When I was in Salt Lake a few years ago, I met up with some friends at Bruges Waffles & Frites. It was the first time I had eaten a Liege Belgian waffle and I instantly fell in love. The sweetness and the texture come together to create waffle magic. (P.S. Bruges’ fries are amazing, too! Here is my post about our visit to Bruges if you’re interested.)
Not too long after that, my Aunt Sue posted a recipe for Liege waffles on our family Facebook page. I’ve had that recipe tucked away for two years waiting for the moment I finally got around to purchasing Belgian pearl sugar so I could make the waffles.
That still hasn’t happened, BUT…when we moved away from Menlo Park earlier this year, our Swedish friends the Montags gave us a box of Swedish pearl sugar as a going away gift. They know how obsessed I am with bulle and Swedish pearl sugar is what you traditionally top the bread with. It was such a great gift, they know me too well!
These waffles are a dream, best eaten at brunch or even as dessert. They are CRAZY sweet. As Sue points out in the recipe, you sort of feel like you had sugar shot straight into your veins! But in a good way, of course.

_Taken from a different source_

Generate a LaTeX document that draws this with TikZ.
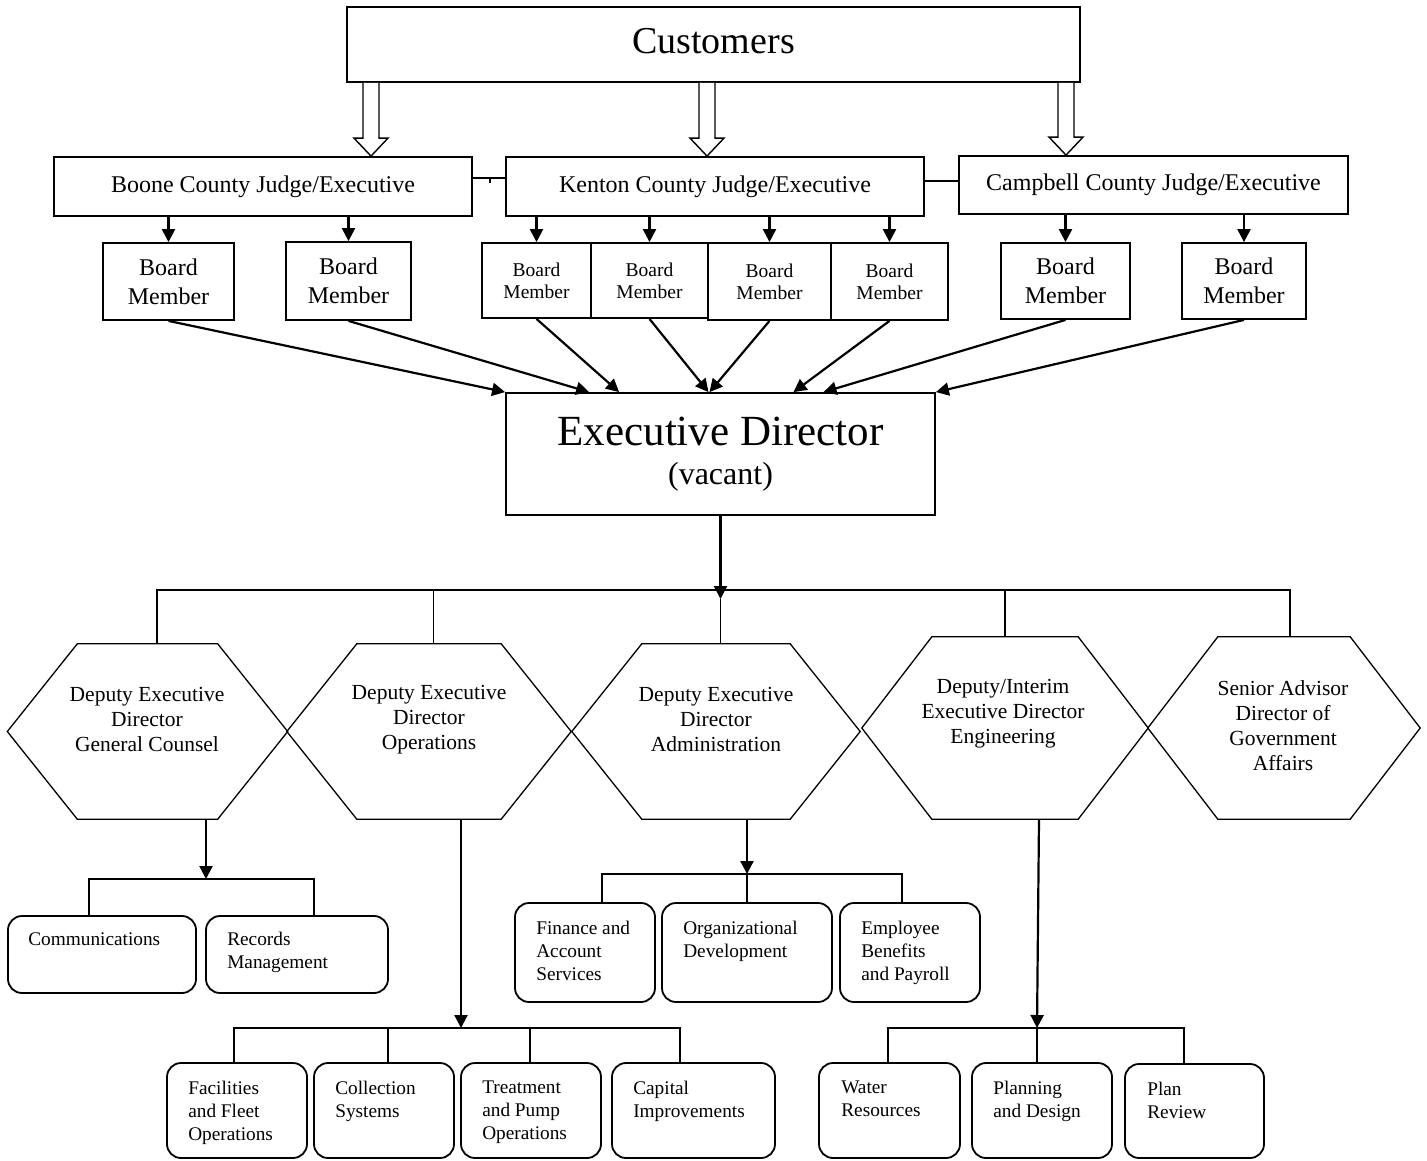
\documentclass[tikz,border=0pt]{standalone}
\usepackage{fontspec}
\setmainfont{Liberation Serif}
\usetikzlibrary{positioning,calc,arrows.meta}

% open block arrow from the customers box down to a county box
\newcommand{\hollowarrow}[3]{%
  \draw[hollow] (#1-8,0 |- #2.south) -- ($(#1-8,0 |- #3.north)+(0,-18)$)
    -- ($(#1-17,0 |- #3.north)+(0,-18)$) -- (#1,0 |- #3.north)
    -- ($(#1+17,0 |- #3.north)+(0,-18)$) -- ($(#1+8,0 |- #3.north)+(0,-18)$)
    -- (#1+8,0 |- #2.south);}

\begin{document}
\begin{tikzpicture}[
  x=1pt, y=-1pt,
  box/.style={draw, line width=1.8pt, inner sep=0pt, align=center},
  county/.style={box, minimum height=59pt, font=\fontsize{24}{29}\selectfont},
  board/.style={box, minimum height=77pt, font=\fontsize{24}{29}\selectfont},
  sboard/.style={box, minimum height=76pt, font=\fontsize{19.5}{22}\selectfont},
  hexa/.style={inner sep=0pt, minimum height=175pt},
  hexline/.style={line width=1.3pt},
  hextext/.style={align=center, inner sep=0pt, font=\fontsize{21.5}{25}\selectfont},
  unit/.style={draw, rounded corners=14pt, line width=1.8pt, inner sep=0pt},
  unittext/.style={anchor=north west, align=left, inner sep=0pt, font=\fontsize{19.3}{23}\selectfont},
  arr/.style={-{Triangle[length=13pt,width=13pt]}, line width=2.2pt},
  link/.style={line width=1.8pt},
  hollow/.style={line width=1.4pt, fill=white},
]
  \useasboundingbox (0,0) rectangle (1427,1160);

  \node[box, minimum width=733pt, minimum height=75pt, text depth=8pt, font=\fontsize{38}{44}\selectfont] (cust) at (713.5,44.5) {Customers};

  \node[county, minimum width=418pt] (boone) at (263,186.5) {Boone County Judge/Executive};
  \node[county, minimum width=418pt] (kenton) at (715,186.5) {Kenton County Judge/Executive};
  \node[county, minimum width=389pt, minimum height=58pt] (campbell) at (1153.5,185) {Campbell County Judge/Executive};

  \hollowarrow{371}{cust}{boone}
  \hollowarrow{707}{cust}{kenton}
  \hollowarrow{1066}{cust}{campbell}

  \draw[link] ([yshift=8.5pt]boone.east) -- ([yshift=8.5pt]kenton.west);
  \draw[line width=1.2pt] ($([yshift=8.5pt]boone.east)+(17,0)$) -- ++(0,5);
  \draw[link] ([yshift=5.5pt]kenton.east) -- ([yshift=4pt]campbell.west);

  % board members
  \node[board, minimum width=131pt] (bm1) at (168.5,281.5) {Board\\Member};
  \node[board, minimum width=125pt, minimum height=78pt] (bm2) at (348.5,281) {Board\\Member};
  \node[sboard, minimum width=109pt, minimum height=75pt] (km1) at (536.5,280.5) {Board\\Member};
  \node[sboard, minimum width=117pt, minimum height=75pt] (km2) at (649.5,280.5) {Board\\Member};
  \node[sboard, minimum width=123pt, minimum height=77pt] (km3) at (769.5,281.5) {Board\\Member};
  \node[sboard, minimum width=117pt, minimum height=77pt] (km4) at (889.5,281.5) {Board\\Member};
  \node[board, minimum width=129pt, minimum height=76pt] (cm1) at (1065.5,281) {Board\\Member};
  \node[board, minimum width=124pt, minimum height=76pt] (cm2) at (1244,281) {Board\\Member};

  \foreach \b in {bm1,bm2} \draw[arr] (\b.north |- boone.south) -- (\b.north);
  \foreach \b in {km1,km2,km3,km4} \draw[arr] (\b.north |- kenton.south) -- (\b.north);
  \foreach \b in {cm1,cm2} \draw[arr] (\b.north |- campbell.south) -- (\b.north);

  \node[box, minimum width=429pt, minimum height=122pt, font=\fontsize{43}{39}\selectfont] (ED) at (720.5,454)
    {Executive Director\\{\fontsize{32}{39}\selectfont(vacant)}};

  \draw[arr] (bm1.south) -- (ED.north west);
  \draw[arr] (bm2.south) -- ([xshift=84pt]ED.north west);
  \draw[arr] (km1.south) -- ([xshift=114pt]ED.north west);
  \draw[arr] (km2.south) -- ([xshift=-12pt]ED.north);
  \draw[arr] (km3.south) -- ([xshift=-11pt]ED.north);
  \draw[arr] (km4.south) -- ([xshift=73pt]ED.north);
  \draw[arr] (cm1.south) -- ([xshift=103pt]ED.north);
  \draw[arr] (cm2.south) -- (ED.north east);

  % deputies
  \node[hexa, minimum width=140pt] (g1) at (147.5,731.5) {};
  \node[hexa, minimum width=144pt] (g2) at (429,731.5) {};
  \node[hexa, minimum width=148pt] (g3) at (716,731.5) {};
  \node[hexa, minimum width=146pt, minimum height=182pt] (g4) at (1005,728) {};
  \node[hexa, minimum width=132pt, minimum height=182pt] (g5) at (1284,728) {};
  \foreach \h in {g1,g2,g3,g4,g5}
    \draw[hexline] (\h.north west) -- (\h.north east) -- ([xshift=70pt]\h.east) -- (\h.south east)
      -- (\h.south west) -- ([xshift=-70pt]\h.west) -- cycle;

  \node[hextext] (g1t) at (147,719.5) {Deputy Executive\\Director\\General Counsel};
  \node[hextext] (g2t) at (429,719.5) {Deputy Executive\\Director\\Operations};
  \node[hextext] (g3t) at (716,719.5) {Deputy Executive\\Director\\Administration};
  \node[hextext] (g4t) at (1003,713.5) {Deputy/Interim\\Executive Director\\Engineering};
  \node[hextext] (g5t) at (1283,725.5) {Senior Advisor\\Director of\\Government\\Affairs};

  \coordinate (bus) at (720.5,590);
  \coordinate (edtip) at (720.5,599);
  \draw[arr] (ED) -- (edtip);
  \draw[link] ([xshift=9.5pt]g1.north) |- (bus) -| ([xshift=6pt]g5.north);
  \draw[link] ([xshift=4.5pt]g2.north) |- (bus);
  \draw[link] (g4.north) |- (bus);
  \draw[link] (edtip) -- (ED.south |- g3.north);

  % general counsel units
  \coordinate (b1) at (206,879);
  \node[unit, minimum width=188pt, minimum height=77pt] (comm) at (102,954.5) {};
  \node[unit, minimum width=182pt, minimum height=77pt] (rec) at (297,954.5) {};
  \node[unittext] (commt) at ([xshift=21pt,yshift=-17pt]comm.north west) {Communications};
  \node[unittext] (rect) at ([xshift=22pt,yshift=-17pt]rec.north west) {Records\\Management};
  \draw[arr] (b1 |- g1.south) -- (b1);
  \draw[link] ([xshift=-13pt]comm.north) |- (b1) -| ([xshift=17pt]rec.north);

  % operations units
  \coordinate (b2) at (461,1028);
  \node[unit, minimum width=140pt, minimum height=95pt] (fac) at (237,1110.5) {};
  \node[unit, minimum width=140pt, minimum height=95pt] (col) at (384,1110.5) {};
  \node[unit, minimum width=140pt, minimum height=95pt] (trt) at (531,1110.5) {};
  \node[unit, minimum width=163pt, minimum height=95pt] (cap) at (693.5,1110.5) {};
  \node[unittext] (fact) at ([xshift=22pt,yshift=-19pt]fac.north west) {Facilities\\and Fleet\\Operations};
  \node[unittext] (colt) at ([xshift=22pt,yshift=-19pt]col.north west) {Collection\\Systems};
  \node[unittext] (trtt) at ([xshift=22pt,yshift=-19pt]trt.north west) {Treatment\\and Pump\\Operations};
  \node[unittext] (capt) at ([xshift=22pt,yshift=-19pt]cap.north west) {Capital\\Improvements};
  \draw[arr] (b2 |- g2.south) -- (b2);
  \draw[link] ([xshift=-3pt]fac.north) |- (b2) -| ([xshift=-13.5pt]cap.north);
  \draw[link] ([xshift=4pt]col.north) |- (b2);
  \draw[link] ([xshift=-1pt]trt.north) |- (b2);

  % administration units
  \coordinate (b3) at (747,874);
  \node[unit, minimum width=140pt, minimum height=99pt] (fin) at (585,952.5) {};
  \node[unit, minimum width=170pt, minimum height=99pt] (org) at (747,952.5) {};
  \node[unit, minimum width=140pt, minimum height=99pt] (emp) at (910,952.5) {};
  \node[unittext] (fint) at ([xshift=22pt,yshift=-19pt]fin.north west) {Finance and\\Account\\Services};
  \node[unittext] (orgt) at ([xshift=22pt,yshift=-19pt]org.north west) {Organizational\\Development};
  \node[unittext] (empt) at ([xshift=22pt,yshift=-19pt]emp.north west) {Employee\\Benefits\\and Payroll};
  \draw[arr] (b3 |- g3.south) -- (b3);
  \draw[link] ([xshift=17pt]fin.north) |- (b3) -| ([xshift=-8pt]emp.north);
  \draw[link] (org.north) -- (b3);

  % engineering units
  \coordinate (b4) at (1037,1028);
  \node[unit, minimum width=141pt, minimum height=95pt] (wat) at (889.5,1110.5) {};
  \node[unit, minimum width=140pt, minimum height=95pt] (pln) at (1042,1110.5) {};
  \node[unit, minimum width=139pt, minimum height=94pt] (rev) at (1194.5,1111) {};
  \node[unittext] (watt) at ([xshift=23pt,yshift=-19pt]wat.north west) {Water\\Resources};
  \node[unittext] (plnt) at ([xshift=22pt,yshift=-19pt]pln.north west) {Planning\\and Design};
  \node[unittext] (revt) at ([xshift=23pt,yshift=-19pt]rev.north west) {Plan\\Review};
  \draw[arr] ([xshift=34pt]g4.south) -- (b4);
  \draw[link] ([xshift=-1.5pt]wat.north) |- (b4) -| ([xshift=-10.5pt]rev.north);
  \draw[link] ([xshift=-5pt]pln.north) |- (b4);
\end{tikzpicture}
\end{document}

I highly recommend this recipe and Liege waffles in general. Such a delectable treat! And, yes, cleaning your waffle iron afterwards is a big pain, but it’s worth it!
Liege Waffle Recipe
From my Aunt Sue
- 2 C flour
- 1 C Belgian pearl sugar*
- 1 C melted butter
- 3 eggs
- 1 package yeast (2 T)
- 1/3 C lukewarm water
- 1 1/2 T granulated sugar (vanilla sugar if you have it)
- 1/8 t salt
1. Mix yeast, 1 1/2 T sugar and salt into the lukewarm water. Let yeast dissolve and sit for 15 minutes (it should get foamy). In the meantime, melt the butter.
2. Put flour in a large bowl. Make a hole in the middle and pour in the yeast mixture. Whisk together the eggs and melted butter and add to the flour as well. Knead until you get a nice, even dough. Let it rest and rise until dough doubles.
3. Gently mix in the pearl sugar.
4. Let dough rest for another 15 minutes. Preheat Belgian waffle iron.
5. Place waffle dough into the waffle maker (see Sue’s notes below for a tip on this part) and bake for 3-5 minutes. Because the sugar was mixed into the dough later in the process, it will melt and caramelize and give you that special Liege waffle taste. Be careful when removing waffles from the iron as the sugar can be hot and sticky. Place on a cooling rack so the waffles can crisp up.
Sue’s notes: I can’t find the original website to credit the brilliant person who wrote this recipe. Also, you need to think of the batter as a ball, almost like picking up a blob and being able to chuck it at someone across the room. It does not pour AT ALL! You will press the iron down over the dough to flatten it out to bake. Also, when the waffles are cooked, they will need to be prodded out of the waffle iron. They seem kind of floppy when first baked. Place them on a cooling rack and as they cool a bit, they become crispy as the caramelized sugar needs to cool to get hard. They are crispy and amazingly delicious. I could only eat a quarter of a waffle without feeling like I had literally shot sugar straight into my veins. BEWARE OF SUGAR SHOCK! P.S. I only use the Waring Pro Waffle Baker that you flip once you place the batter in the baker.
Jane note: I don’t have a fancy Waring Pro Belgian waffle iron. Mine is a simple iron, but it IS a Belgian maker – you want the thicker waffle plates for this recipe.
*Here is a website where you can Belgian pearl sugar straight from a town called Tienen in Belgium. You can also get Belgian pearl sugar on Amazon. Sue has also used turbinado sugar (sugar in the raw) and says you get a similar effect. Liege waffle purists don’t even like using the Swedish pearl sugar, but you can do whatever you want as far as I’m concerned!